New York — The U.S. property/casualty insurance industry reported mixed results in the first six months of 2008, according to a Fitch Ratings Ltd. report, “Property/Casualty Insurers' Mid-Year 2008 Results Review,” released yesterday. Profitability declined due to poor investment performance and deteriorating accident-year underwriting results, which were partially offset by favorable prior years' loss reserve development.
A number of insurers also experienced declines in GAAP common equity during the first half of 2008, largely as a result of significant unrealized investment losses following equity market declines and widening credit spreads that caused unfavorable mark-to-market adjustments in both insurers’ and reinsurers’ investment portfolios.
While competitive factors could promote further deterioration in rates, New York-based Fitch expects most insurers in its publicly traded universe to post a calendar-year underwriting profit in 2008, while accident-year results will shift closer to breakeven, assuming that catastrophe activity in the second half of the year approximates historical averages. Fitch continues to predict insurers' overall profits will decline in 2008, and that the industry will struggle to produce an adequate return on capital, which Fitch estimates for most insurers/reinsurers as a net return on average equity of between 11% and 12%.
Fitch also has compiled GAAP earnings release and 10-Q filing data from publicly traded property/casualty insurers in the debt rating universe as well as several other insurance organizations, to evaluate first-half 2008 performance.
Net income for this group of 50 property/casualty organizations declined by 95% in the first six months of 2008, largely due to pre-tax realized investment losses of more than $17 billion.
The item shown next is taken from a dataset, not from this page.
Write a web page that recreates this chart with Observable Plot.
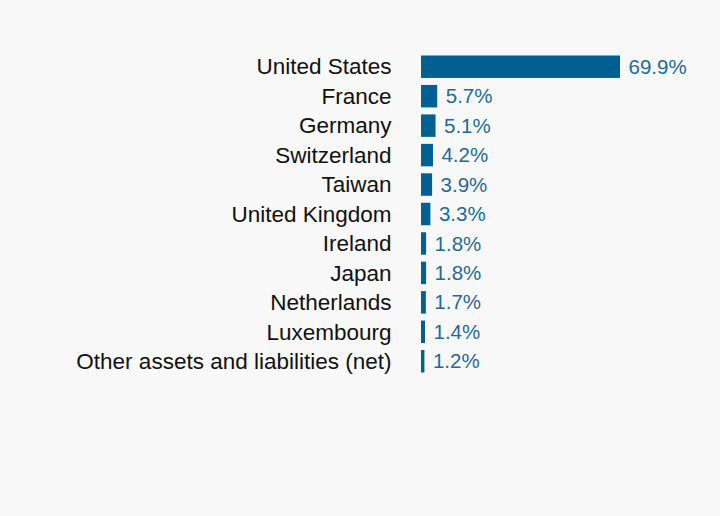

The net income return on equity for Fitch's universe dropped to 0.9% in the first half of 2008 from 15.9% in the first half of 2007.
Also according to the report, reserve development for the insurers/reinsurers in Fitch's publicly held insurer universe remained favorable in 2007. Fitch estimates that reserve releases trimmed 2.9 combined ratio points off of first-half 2008 underwriting results. The calendar year aggregate combined ratio of Fitch's universe was 91.7%, which corresponds with an accident year combined ratio of approximately 95%. These results compare to calendar and accident year results of 87% and 89.4%, respectively, in the year-ago period.